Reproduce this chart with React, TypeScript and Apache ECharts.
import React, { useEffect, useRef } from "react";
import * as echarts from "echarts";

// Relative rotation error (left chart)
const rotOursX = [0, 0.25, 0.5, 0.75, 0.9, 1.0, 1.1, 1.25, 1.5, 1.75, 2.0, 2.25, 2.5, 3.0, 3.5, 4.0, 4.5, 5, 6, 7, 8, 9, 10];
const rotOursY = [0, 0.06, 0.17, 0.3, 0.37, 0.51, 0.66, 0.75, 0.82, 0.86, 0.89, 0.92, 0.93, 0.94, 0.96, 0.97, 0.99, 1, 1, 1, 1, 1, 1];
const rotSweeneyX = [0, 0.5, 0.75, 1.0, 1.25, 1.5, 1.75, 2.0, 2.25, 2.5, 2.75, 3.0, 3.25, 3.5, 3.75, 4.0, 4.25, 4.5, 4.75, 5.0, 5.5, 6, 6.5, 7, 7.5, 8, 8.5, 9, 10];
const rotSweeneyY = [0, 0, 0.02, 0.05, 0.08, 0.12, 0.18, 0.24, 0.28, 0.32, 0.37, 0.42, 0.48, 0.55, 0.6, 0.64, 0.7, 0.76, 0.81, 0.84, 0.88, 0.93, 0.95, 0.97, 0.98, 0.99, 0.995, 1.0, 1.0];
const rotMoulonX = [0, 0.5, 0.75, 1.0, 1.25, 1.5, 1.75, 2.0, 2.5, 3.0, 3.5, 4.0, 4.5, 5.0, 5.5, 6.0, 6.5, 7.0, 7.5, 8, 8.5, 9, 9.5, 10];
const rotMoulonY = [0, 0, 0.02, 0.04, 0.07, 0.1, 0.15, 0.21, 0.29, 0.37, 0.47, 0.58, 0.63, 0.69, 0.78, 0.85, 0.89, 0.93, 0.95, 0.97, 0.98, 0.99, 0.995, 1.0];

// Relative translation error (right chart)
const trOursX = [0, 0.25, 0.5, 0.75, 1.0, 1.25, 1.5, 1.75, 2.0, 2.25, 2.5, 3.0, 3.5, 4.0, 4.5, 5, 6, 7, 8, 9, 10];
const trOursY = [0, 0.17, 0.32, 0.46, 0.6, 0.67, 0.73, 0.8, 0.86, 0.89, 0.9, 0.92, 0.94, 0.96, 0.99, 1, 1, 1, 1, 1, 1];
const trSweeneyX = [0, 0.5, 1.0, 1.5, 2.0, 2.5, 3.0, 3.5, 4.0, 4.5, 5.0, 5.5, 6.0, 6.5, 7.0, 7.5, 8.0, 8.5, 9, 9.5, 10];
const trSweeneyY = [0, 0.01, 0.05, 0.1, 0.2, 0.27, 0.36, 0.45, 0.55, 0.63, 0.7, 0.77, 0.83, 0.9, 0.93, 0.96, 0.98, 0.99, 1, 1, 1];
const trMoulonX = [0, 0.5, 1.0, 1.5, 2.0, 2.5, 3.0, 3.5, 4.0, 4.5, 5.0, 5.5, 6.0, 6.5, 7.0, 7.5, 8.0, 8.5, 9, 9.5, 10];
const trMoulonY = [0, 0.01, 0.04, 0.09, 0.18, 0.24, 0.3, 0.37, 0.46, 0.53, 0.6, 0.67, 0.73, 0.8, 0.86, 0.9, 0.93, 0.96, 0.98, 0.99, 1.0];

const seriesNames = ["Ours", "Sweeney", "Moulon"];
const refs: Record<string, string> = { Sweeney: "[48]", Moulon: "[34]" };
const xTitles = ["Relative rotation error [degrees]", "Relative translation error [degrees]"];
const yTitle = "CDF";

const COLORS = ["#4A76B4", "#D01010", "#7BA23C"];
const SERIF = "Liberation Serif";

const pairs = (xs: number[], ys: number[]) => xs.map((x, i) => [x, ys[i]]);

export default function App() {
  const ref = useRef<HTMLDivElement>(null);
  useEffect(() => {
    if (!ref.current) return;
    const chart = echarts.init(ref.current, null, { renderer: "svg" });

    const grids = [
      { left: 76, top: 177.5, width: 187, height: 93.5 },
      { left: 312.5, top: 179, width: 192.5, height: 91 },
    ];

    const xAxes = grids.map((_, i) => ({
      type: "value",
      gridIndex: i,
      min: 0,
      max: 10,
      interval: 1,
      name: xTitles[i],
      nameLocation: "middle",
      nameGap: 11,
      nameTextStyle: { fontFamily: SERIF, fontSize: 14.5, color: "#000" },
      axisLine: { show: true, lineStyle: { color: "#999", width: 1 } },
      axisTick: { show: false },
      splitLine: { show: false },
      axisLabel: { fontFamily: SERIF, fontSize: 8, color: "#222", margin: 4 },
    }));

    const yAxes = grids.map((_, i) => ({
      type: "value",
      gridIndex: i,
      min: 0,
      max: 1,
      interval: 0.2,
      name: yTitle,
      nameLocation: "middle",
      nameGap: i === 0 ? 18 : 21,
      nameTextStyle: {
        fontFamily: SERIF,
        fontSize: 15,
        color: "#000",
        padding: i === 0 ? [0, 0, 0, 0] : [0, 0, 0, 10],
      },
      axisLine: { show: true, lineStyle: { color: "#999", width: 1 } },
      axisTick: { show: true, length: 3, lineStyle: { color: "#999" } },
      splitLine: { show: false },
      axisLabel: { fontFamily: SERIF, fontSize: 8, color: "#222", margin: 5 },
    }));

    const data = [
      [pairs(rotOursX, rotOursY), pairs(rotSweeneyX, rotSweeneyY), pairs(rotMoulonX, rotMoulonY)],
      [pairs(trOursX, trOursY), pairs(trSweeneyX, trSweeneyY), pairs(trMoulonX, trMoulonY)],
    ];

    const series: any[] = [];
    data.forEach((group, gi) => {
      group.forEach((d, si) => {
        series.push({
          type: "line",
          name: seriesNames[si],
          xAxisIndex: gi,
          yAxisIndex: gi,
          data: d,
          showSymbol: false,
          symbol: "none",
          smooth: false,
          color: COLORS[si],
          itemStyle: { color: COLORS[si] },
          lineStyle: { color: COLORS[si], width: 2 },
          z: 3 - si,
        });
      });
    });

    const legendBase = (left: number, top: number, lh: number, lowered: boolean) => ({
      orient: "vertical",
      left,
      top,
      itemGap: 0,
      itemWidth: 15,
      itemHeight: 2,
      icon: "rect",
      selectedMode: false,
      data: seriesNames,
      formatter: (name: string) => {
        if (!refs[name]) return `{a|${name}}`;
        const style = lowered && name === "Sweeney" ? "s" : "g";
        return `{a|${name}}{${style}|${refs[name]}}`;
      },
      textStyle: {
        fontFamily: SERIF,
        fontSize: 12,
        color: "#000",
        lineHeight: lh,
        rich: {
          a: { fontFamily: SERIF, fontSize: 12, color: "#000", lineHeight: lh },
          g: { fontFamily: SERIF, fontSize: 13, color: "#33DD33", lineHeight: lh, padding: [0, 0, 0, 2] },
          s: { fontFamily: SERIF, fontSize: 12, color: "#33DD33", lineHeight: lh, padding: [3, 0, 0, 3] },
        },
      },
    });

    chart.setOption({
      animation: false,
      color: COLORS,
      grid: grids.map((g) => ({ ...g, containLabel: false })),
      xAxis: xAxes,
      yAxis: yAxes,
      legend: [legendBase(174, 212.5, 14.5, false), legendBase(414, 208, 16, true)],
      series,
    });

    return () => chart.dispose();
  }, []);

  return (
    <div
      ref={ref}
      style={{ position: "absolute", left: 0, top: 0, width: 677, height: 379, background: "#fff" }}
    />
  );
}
#####
Starting at the first line of the listing, retype every line up to and including the one with "0.99, 0.995, 1.0];".

The reply =
Reproduce this chart with React, TypeScript and Apache ECharts.
import React, { useEffect, useRef } from "react";
import * as echarts from "echarts";

// Relative rotation error (left chart)
const rotOursX = [0, 0.25, 0.5, 0.75, 0.9, 1.0, 1.1, 1.25, 1.5, 1.75, 2.0, 2.25, 2.5, 3.0, 3.5, 4.0, 4.5, 5, 6, 7, 8, 9, 10];
const rotOursY = [0, 0.06, 0.17, 0.3, 0.37, 0.51, 0.66, 0.75, 0.82, 0.86, 0.89, 0.92, 0.93, 0.94, 0.96, 0.97, 0.99, 1, 1, 1, 1, 1, 1];
const rotSweeneyX = [0, 0.5, 0.75, 1.0, 1.25, 1.5, 1.75, 2.0, 2.25, 2.5, 2.75, 3.0, 3.25, 3.5, 3.75, 4.0, 4.25, 4.5, 4.75, 5.0, 5.5, 6, 6.5, 7, 7.5, 8, 8.5, 9, 10];
const rotSweeneyY = [0, 0, 0.02, 0.05, 0.08, 0.12, 0.18, 0.24, 0.28, 0.32, 0.37, 0.42, 0.48, 0.55, 0.6, 0.64, 0.7, 0.76, 0.81, 0.84, 0.88, 0.93, 0.95, 0.97, 0.98, 0.99, 0.995, 1.0, 1.0];
const rotMoulonX = [0, 0.5, 0.75, 1.0, 1.25, 1.5, 1.75, 2.0, 2.5, 3.0, 3.5, 4.0, 4.5, 5.0, 5.5, 6.0, 6.5, 7.0, 7.5, 8, 8.5, 9, 9.5, 10];
const rotMoulonY = [0, 0, 0.02, 0.04, 0.07, 0.1, 0.15, 0.21, 0.29, 0.37, 0.47, 0.58, 0.63, 0.69, 0.78, 0.85, 0.89, 0.93, 0.95, 0.97, 0.98, 0.99, 0.995, 1.0];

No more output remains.